**** Dataset content ****
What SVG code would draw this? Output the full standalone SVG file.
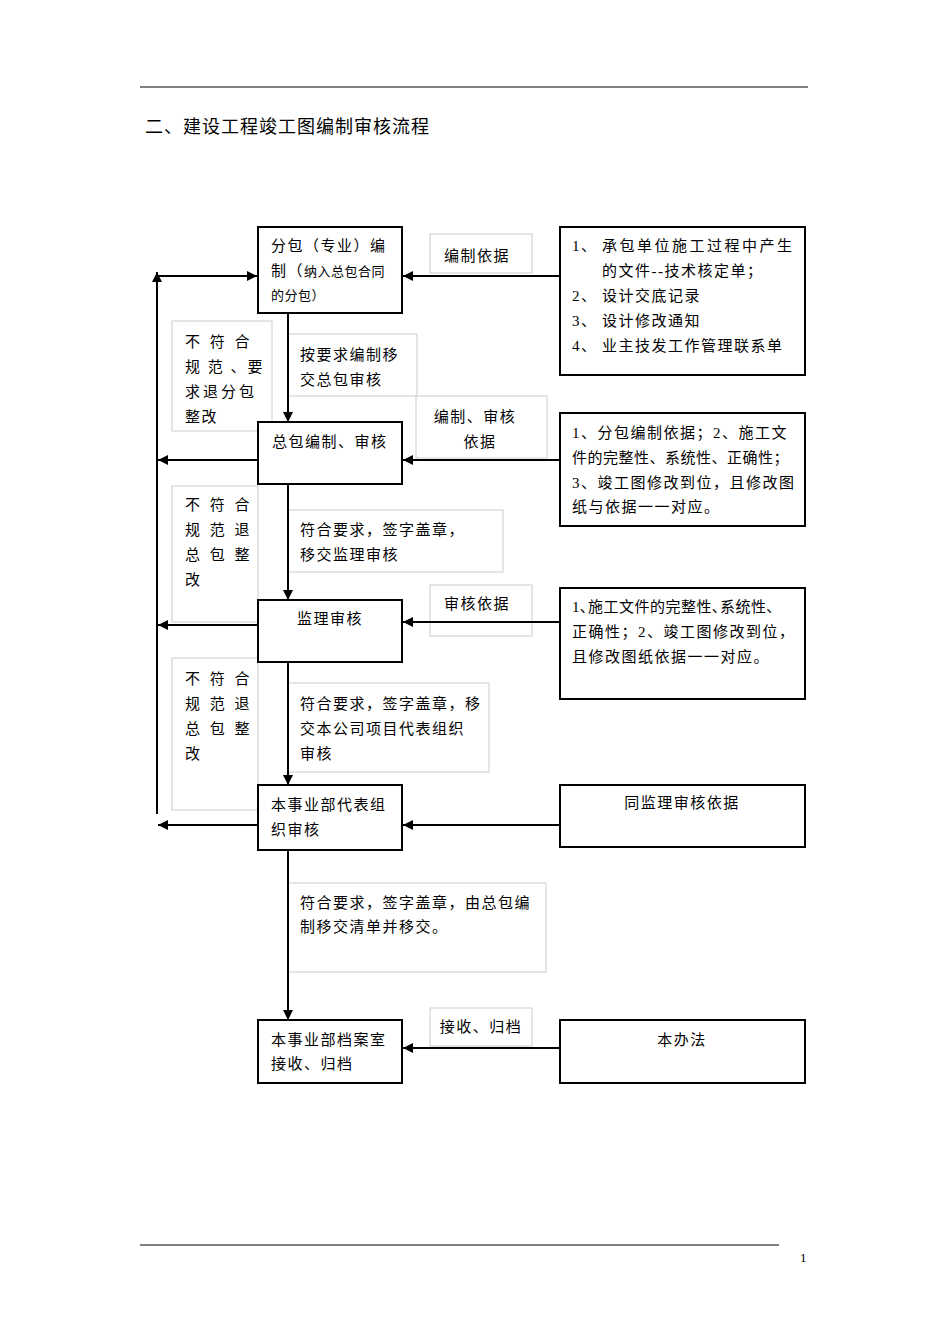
<svg xmlns="http://www.w3.org/2000/svg" width="950" height="1344" viewBox="0 0 950 1344">
<style>
text{font-family:"Liberation Serif","Noto Sans CJK SC",serif;font-size:15px;fill:#000;letter-spacing:1.5px}
.n{fill:#fff;stroke:#000;stroke-width:2}
.l{fill:#fff;stroke:#ccc;stroke-width:1}
.c{stroke:#000;stroke-width:2;fill:none}
.m{text-anchor:middle}
</style>
<defs><marker id="a" viewBox="0 0 10 10" refX="10" refY="5" markerWidth="5" markerHeight="5" orient="auto"><path d="M0,0L10,5L0,10z" fill="#000"/></marker></defs>
<rect width="950" height="1344" fill="#fff"/>
<line x1="140" y1="87" x2="808" y2="87" stroke="#000"/>
<text x="145" y="133" style="font-size:18px;letter-spacing:1px">二、建设工程竣工图编制审核流程</text>
<g id="labels">
<rect class="l" x="172" y="321" width="100" height="110"/>
<text x="185" y="347" style="letter-spacing:3px">不 符 合</text><text x="185" y="372" style="letter-spacing:2px">规 范 、要</text><text x="185" y="397" style="letter-spacing:3px">求退分包</text><text x="185" y="422">整改</text>
<rect class="l" x="172" y="486" width="86" height="136"/>
<text x="185" y="510" style="letter-spacing:3px">不 符 合</text><text x="185" y="535" style="letter-spacing:3px">规 范 退</text><text x="185" y="560" style="letter-spacing:3px">总 包 整</text><text x="185" y="585">改</text>
<rect class="l" x="172" y="658" width="86" height="152"/>
<text x="185" y="684" style="letter-spacing:3px">不 符 合</text><text x="185" y="709" style="letter-spacing:3px">规 范 退</text><text x="185" y="734" style="letter-spacing:3px">总 包 整</text><text x="185" y="759">改</text>
<rect class="l" x="288" y="334" width="129" height="62"/>
<text x="300" y="360">按要求编制移</text><text x="300" y="385">交总包审核</text>
<rect class="l" x="288" y="510" width="215" height="62"/>
<text x="300" y="535">符合要求，签字盖章，</text><text x="300" y="560">移交监理审核</text>
<rect class="l" x="288" y="683" width="201" height="89"/>
<text x="300" y="709">符合要求，签字盖章，移</text><text x="300" y="734">交本公司项目代表组织</text><text x="300" y="759">审核</text>
<rect class="l" x="288" y="883" width="258" height="89"/>
<text x="300" y="908">符合要求，签字盖章，由总包编</text><text x="300" y="932">制移交清单并移交。</text>
<rect class="l" x="430" y="234" width="102" height="39"/><text x="477" y="261" class="m">编制依据</text>
<rect class="l" x="416" y="396" width="131" height="62"/><text x="475" y="422" class="m">编制、审核</text><text x="480" y="447" class="m">依据</text>
<rect class="l" x="430" y="585" width="102" height="51"/><text x="477" y="609" class="m">审核依据</text>
<rect class="l" x="430" y="1008" width="102" height="38"/><text x="481" y="1032" class="m">接收、归档</text>
</g>
<g id="connectors">
<line class="c" x1="288" y1="313" x2="288" y2="422" marker-end="url(#a)"/>
<line class="c" x1="288" y1="484" x2="288" y2="600" marker-end="url(#a)"/>
<line class="c" x1="288" y1="662" x2="288" y2="785" marker-end="url(#a)"/>
<line class="c" x1="288" y1="850" x2="288" y2="1020" marker-end="url(#a)"/>
<line class="c" x1="560" y1="276" x2="403" y2="276" marker-end="url(#a)"/>
<line class="c" x1="560" y1="460" x2="403" y2="460" marker-end="url(#a)"/>
<line class="c" x1="560" y1="622" x2="403" y2="622" marker-end="url(#a)"/>
<line class="c" x1="560" y1="825" x2="403" y2="825" marker-end="url(#a)"/>
<line class="c" x1="560" y1="1048" x2="403" y2="1048" marker-end="url(#a)"/>
<line class="c" x1="258" y1="460" x2="158" y2="460" marker-end="url(#a)"/>
<line class="c" x1="258" y1="625" x2="158" y2="625" marker-end="url(#a)"/>
<line class="c" x1="258" y1="825" x2="158" y2="825" marker-end="url(#a)"/>
<line class="c" x1="157" y1="814" x2="157" y2="272" marker-end="url(#a)"/>
<line class="c" x1="157" y1="276" x2="257" y2="276" marker-end="url(#a)"/>
</g>
<g id="b1"><rect class="n" x="258" y="227" width="144" height="86"/><text x="271" y="251">分包（专业）编</text><text x="271" y="276">制（<tspan style="font-size:13px;letter-spacing:0.5px">纳入总包合同</tspan></text><text x="271" y="300" style="font-size:13px;letter-spacing:0.5px">的分包）</text></g>
<g id="b2"><rect class="n" x="258" y="422" width="144" height="62"/><text x="272" y="447">总包编制、审核</text></g>
<g id="b3"><rect class="n" x="258" y="600" width="144" height="62"/><text x="330" y="624" class="m">监理审核</text></g>
<g id="b4"><rect class="n" x="258" y="785" width="144" height="65"/><text x="271" y="810">本事业部代表组</text><text x="271" y="835">织审核</text></g>
<g id="b5"><rect class="n" x="258" y="1020" width="144" height="63"/><text x="271" y="1045">本事业部档案室</text><text x="271" y="1069">接收、归档</text></g>
<g id="r1"><rect class="n" x="560" y="227" width="245" height="148"/>
<text x="572" y="251">1、</text><text x="602" y="251" style="letter-spacing:2.5px">承包单位施工过程中产生</text><text x="602" y="276">的文件--技术核定单；</text>
<text x="572" y="301">2、</text><text x="602" y="301">设计交底记录</text><text x="572" y="326">3、</text><text x="602" y="326">设计修改通知</text><text x="572" y="351">4、</text><text x="602" y="351">业主技发工作管理联系单</text></g>
<g id="r2"><rect class="n" x="560" y="413" width="245" height="113"/>
<text x="572" y="438">1、分包编制依据；2、施工文</text><text x="572" y="463" style="letter-spacing:0.5px">件的完整性、系统性、正确性；</text><text x="572" y="488">3、竣工图修改到位，且修改图</text><text x="572" y="512">纸与依据一一对应。</text></g>
<g id="r3"><rect class="n" x="560" y="588" width="245" height="111"/>
<text x="572" y="612" style="letter-spacing:0.5px">1､施工文件的完整性､系统性､</text><text x="572" y="637">正确性；2、竣工图修改到位，</text><text x="572" y="662">且修改图纸依据一一对应。</text></g>
<g id="r4"><rect class="n" x="560" y="785" width="245" height="62"/><text x="682" y="808" class="m">同监理审核依据</text></g>
<g id="r5"><rect class="n" x="560" y="1020" width="245" height="63"/><text x="682" y="1045" class="m">本办法</text></g>
<line x1="140" y1="1245" x2="779" y2="1245" stroke="#000"/>
<text x="800" y="1262" style="font-size:13px">1</text>
</svg>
****
[Goal of the exercise]: Copy the data word for word. Pictures do not go in the copy.

[Solution for this exercise]:
What SVG code would draw this? Output the full standalone SVG file.
<svg xmlns="http://www.w3.org/2000/svg" width="950" height="1344" viewBox="0 0 950 1344">
<style>
text{font-family:"Liberation Serif","Noto Sans CJK SC",serif;font-size:15px;fill:#000;letter-spacing:1.5px}
.n{fill:#fff;stroke:#000;stroke-width:2}
.l{fill:#fff;stroke:#ccc;stroke-width:1}
.c{stroke:#000;stroke-width:2;fill:none}
.m{text-anchor:middle}
</style>
<defs><marker id="a" viewBox="0 0 10 10" refX="10" refY="5" markerWidth="5" markerHeight="5" orient="auto"><path d="M0,0L10,5L0,10z" fill="#000"/></marker></defs>
<rect width="950" height="1344" fill="#fff"/>
<line x1="140" y1="87" x2="808" y2="87" stroke="#000"/>
<text x="145" y="133" style="font-size:18px;letter-spacing:1px">二、建设工程竣工图编制审核流程</text>
<g id="labels">
<rect class="l" x="172" y="321" width="100" height="110"/>
<text x="185" y="347" style="letter-spacing:3px">不 符 合</text><text x="185" y="372" style="letter-spacing:2px">规 范 、要</text><text x="185" y="397" style="letter-spacing:3px">求退分包</text><text x="185" y="422">整改</text>
<rect class="l" x="172" y="486" width="86" height="136"/>
<text x="185" y="510" style="letter-spacing:3px">不 符 合</text><text x="185" y="535" style="letter-spacing:3px">规 范 退</text><text x="185" y="560" style="letter-spacing:3px">总 包 整</text><text x="185" y="585">改</text>
<rect class="l" x="172" y="658" width="86" height="152"/>
<text x="185" y="684" style="letter-spacing:3px">不 符 合</text><text x="185" y="709" style="letter-spacing:3px">规 范 退</text><text x="185" y="734" style="letter-spacing:3px">总 包 整</text><text x="185" y="759">改</text>
<rect class="l" x="288" y="334" width="129" height="62"/>
<text x="300" y="360">按要求编制移</text><text x="300" y="385">交总包审核</text>
<rect class="l" x="288" y="510" width="215" height="62"/>
<text x="300" y="535">符合要求，签字盖章，</text><text x="300" y="560">移交监理审核</text>
<rect class="l" x="288" y="683" width="201" height="89"/>
<text x="300" y="709">符合要求，签字盖章，移</text><text x="300" y="734">交本公司项目代表组织</text><text x="300" y="759">审核</text>
<rect class="l" x="288" y="883" width="258" height="89"/>
<text x="300" y="908">符合要求，签字盖章，由总包编</text><text x="300" y="932">制移交清单并移交。</text>
<rect class="l" x="430" y="234" width="102" height="39"/><text x="477" y="261" class="m">编制依据</text>
<rect class="l" x="416" y="396" width="131" height="62"/><text x="475" y="422" class="m">编制、审核</text><text x="480" y="447" class="m">依据</text>
<rect class="l" x="430" y="585" width="102" height="51"/><text x="477" y="609" class="m">审核依据</text>
<rect class="l" x="430" y="1008" width="102" height="38"/><text x="481" y="1032" class="m">接收、归档</text>
</g>
<g id="connectors">
<line class="c" x1="288" y1="313" x2="288" y2="422" marker-end="url(#a)"/>
<line class="c" x1="288" y1="484" x2="288" y2="600" marker-end="url(#a)"/>
<line class="c" x1="288" y1="662" x2="288" y2="785" marker-end="url(#a)"/>
<line class="c" x1="288" y1="850" x2="288" y2="1020" marker-end="url(#a)"/>
<line class="c" x1="560" y1="276" x2="403" y2="276" marker-end="url(#a)"/>
<line class="c" x1="560" y1="460" x2="403" y2="460" marker-end="url(#a)"/>
<line class="c" x1="560" y1="622" x2="403" y2="622" marker-end="url(#a)"/>
<line class="c" x1="560" y1="825" x2="403" y2="825" marker-end="url(#a)"/>
<line class="c" x1="560" y1="1048" x2="403" y2="1048" marker-end="url(#a)"/>
<line class="c" x1="258" y1="460" x2="158" y2="460" marker-end="url(#a)"/>
<line class="c" x1="258" y1="625" x2="158" y2="625" marker-end="url(#a)"/>
<line class="c" x1="258" y1="825" x2="158" y2="825" marker-end="url(#a)"/>
<line class="c" x1="157" y1="814" x2="157" y2="272" marker-end="url(#a)"/>
<line class="c" x1="157" y1="276" x2="257" y2="276" marker-end="url(#a)"/>
</g>
<g id="b1"><rect class="n" x="258" y="227" width="144" height="86"/><text x="271" y="251">分包（专业）编</text><text x="271" y="276">制（<tspan style="font-size:13px;letter-spacing:0.5px">纳入总包合同</tspan></text><text x="271" y="300" style="font-size:13px;letter-spacing:0.5px">的分包）</text></g>
<g id="b2"><rect class="n" x="258" y="422" width="144" height="62"/><text x="272" y="447">总包编制、审核</text></g>
<g id="b3"><rect class="n" x="258" y="600" width="144" height="62"/><text x="330" y="624" class="m">监理审核</text></g>
<g id="b4"><rect class="n" x="258" y="785" width="144" height="65"/><text x="271" y="810">本事业部代表组</text><text x="271" y="835">织审核</text></g>
<g id="b5"><rect class="n" x="258" y="1020" width="144" height="63"/><text x="271" y="1045">本事业部档案室</text><text x="271" y="1069">接收、归档</text></g>
<g id="r1"><rect class="n" x="560" y="227" width="245" height="148"/>
<text x="572" y="251">1、</text><text x="602" y="251" style="letter-spacing:2.5px">承包单位施工过程中产生</text><text x="602" y="276">的文件--技术核定单；</text>
<text x="572" y="301">2、</text><text x="602" y="301">设计交底记录</text><text x="572" y="326">3、</text><text x="602" y="326">设计修改通知</text><text x="572" y="351">4、</text><text x="602" y="351">业主技发工作管理联系单</text></g>
<g id="r2"><rect class="n" x="560" y="413" width="245" height="113"/>
<text x="572" y="438">1、分包编制依据；2、施工文</text><text x="572" y="463" style="letter-spacing:0.5px">件的完整性、系统性、正确性；</text><text x="572" y="488">3、竣工图修改到位，且修改图</text><text x="572" y="512">纸与依据一一对应。</text></g>
<g id="r3"><rect class="n" x="560" y="588" width="245" height="111"/>
<text x="572" y="612" style="letter-spacing:0.5px">1､施工文件的完整性､系统性､</text><text x="572" y="637">正确性；2、竣工图修改到位，</text><text x="572" y="662">且修改图纸依据一一对应。</text></g>
<g id="r4"><rect class="n" x="560" y="785" width="245" height="62"/><text x="682" y="808" class="m">同监理审核依据</text></g>
<g id="r5"><rect class="n" x="560" y="1020" width="245" height="63"/><text x="682" y="1045" class="m">本办法</text></g>
<line x1="140" y1="1245" x2="779" y2="1245" stroke="#000"/>
<text x="800" y="1262" style="font-size:13px">1</text>
</svg>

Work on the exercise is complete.